KedaiPena.Com – Teluk Tapian Nauli yang berwilayah di Kabupaten Tapanuli Tengah dan Kota Sibolga, Sumatera Utara, menjadi habitat sejumlah hewan langka dan dilindungi. Di antaranya keberadaan Penyu dan Lumba-lumba.
Sayangnya, kasus demi kasus kematian hewan-hewan itu beruntun terjadi. Dalam sebulan terakhir Komunitas Menjaga Pantai Barat (Komantab) mencatat terjadi 3 kasus, dimana seluruhnya, menyebabkan kematian hewan.
Kasus pertama, seekor Penyu Lekang berbobot sekitar 60 an kilogram yang mati terdampar di perairan Pelabuhan Swasta di Kecamatan Sambas, Kota Sibolga yang akhirnya di evakuasi Komantab, Senin (10/5/2021).
Kasus kedua, seekor Lumba-lumba diprediksi berjenis Lumba-lumba pemintal yang terdampar dalam kondisi mati di perairan Batu Gajah, Kelurahan Hajoran Indah, Kecamatan Pandan, Tapanuli Tengah.
Mamalia itu akhirnya di evakuasi dan ditenggelamkan, Sabtu (15/5/2021) tak lama setelah peristiwa terdamparnya Penyu Lekang di Kota Sibolga.
Kasus ketiga, seekor Lumba-lumba berjenis yang sama, dan juga terdampar di perairan Batu Gajah. Informasi tersebut diperoleh dari pengelola objek wisata itu, bermarga Hulu. Menurutnya, peristiwa itu terjadi dua pekan yang lalu sebelum kematian kedua.
Kasus beruntun tersebut menambah catatan buruk kematian hewan dilindungi di kawasan Teluk Tapian Nauli. Dalam tiga tahun berturut sejak 2019 menurut catatan Komantab, kasus demi kasus terus terjadi, didominasi kematian Penyu.
Ketua Komantab Damai Mendrofa mengatakan, kasus kasus tersebut menjadi bukti masih kurangnya upaya perlindungan terhadap hewan dilindungi di Teluk Tapian Nauli.
“Penyebabnya bisa apa saja, terpancing, terjerat jaring, plastik, tabrakan dengan kapal dan lain sebagainya. Muaranya tentu perlu peningkatan penyadartahuan, bahwa hewan-hewan tersebut seharusnya dijaga, dilindungi dan bukan diganggu apalagi ditangkap lalu dibunuh, ini sangat disayangkan,” kata Damai dalam keterangan pers di Sibolga, Senin (17/5/2021).
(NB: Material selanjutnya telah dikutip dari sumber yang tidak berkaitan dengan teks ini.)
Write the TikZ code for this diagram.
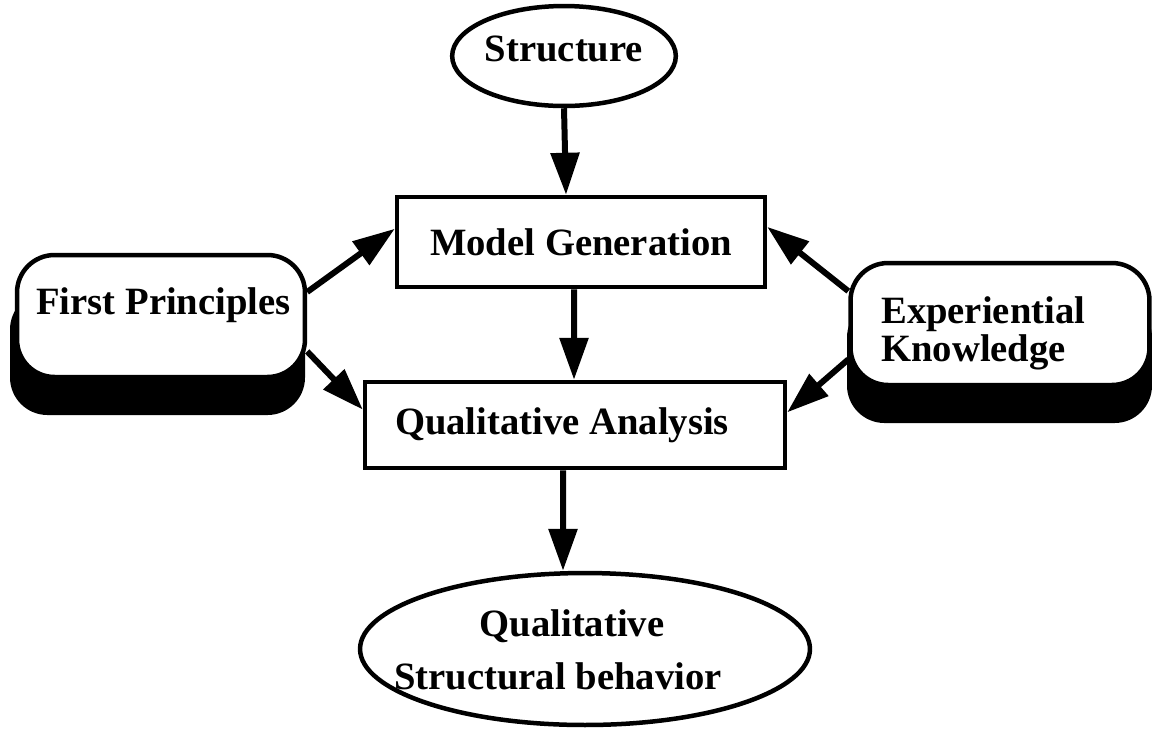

Dikatakan, upaya perlindungan tentu menuntut keterlibatan multi pihak. Mulai dari pemerintah, organisasi, nelayan, komunitas, balai konservasi dan seluruh elemen masyarakat.
“Tidak saja nelayan tentunya, karena siapa saja bisa secara tidak sengaja bertemu hewan tersebut, dan jika tidak dibekali pengetahuan bagaimana menghadapinya, tentu bisa berdampak buruk,” ucap Damai.
Menurutnya, sejumlah upaya dapat dilakukan, mulai dari sosialisasi yang massif dengan beragam cara, pelatihan, pendekatan persuasif dan dialogis, hingga memperbanyak kawasan-kawasan konservasi.
“Banyak cara dapat dilakukan, upaya pencegahan tentu yang paling dibutuhkan saat ini, jangan nanti saat semakin banyak kasus dan sudah pada tingkat kerusakan parah, baru kita mulai sadar dan baru bergerak,” pungkas Damai.
Dikatakan, upaya pencegahan oleh instansi terkait mungkin sudah dilakukan. Namun, masih belum cukup maksimal dan belum melibatkan banyak pihak.
“Ya, buktinya kasus demi kasus terjadi, ini indikasi apa? Mari kita sama sama menjawab, dan jika tidak kita mulai lebih maksimal, ya kasus akan terus terjadi, lantas kita hanya seibarat pemadam kebakaran, sudah terjadi baru bertindak, ini yang tidak kita inginkan,” tukasnya.
Komunitas Menjaga Pantai Barat (Komantab), lanjut dia, tentu akan siap bergandengan tangan dan bersinergi untuk terlibat mendorong upaya pencegahan dan penyelamatan.
“Di kita (Komantab), setiap even, isu Penyu sering kita sisipkan sebagai salah satu materi diskusi, nah terkhusus Lumba-lumba karena ini baru kejadian pertama sepengetahuan kita, ke depan isunya juga akan kita intens-kan, dan tentu sebagai komunitas, yang bisa kita lakukan hanya sebatas kemampuan komunitas, jika ingin lebih, dukung kami dengan cara yang kalian bisa,” tutup Damai.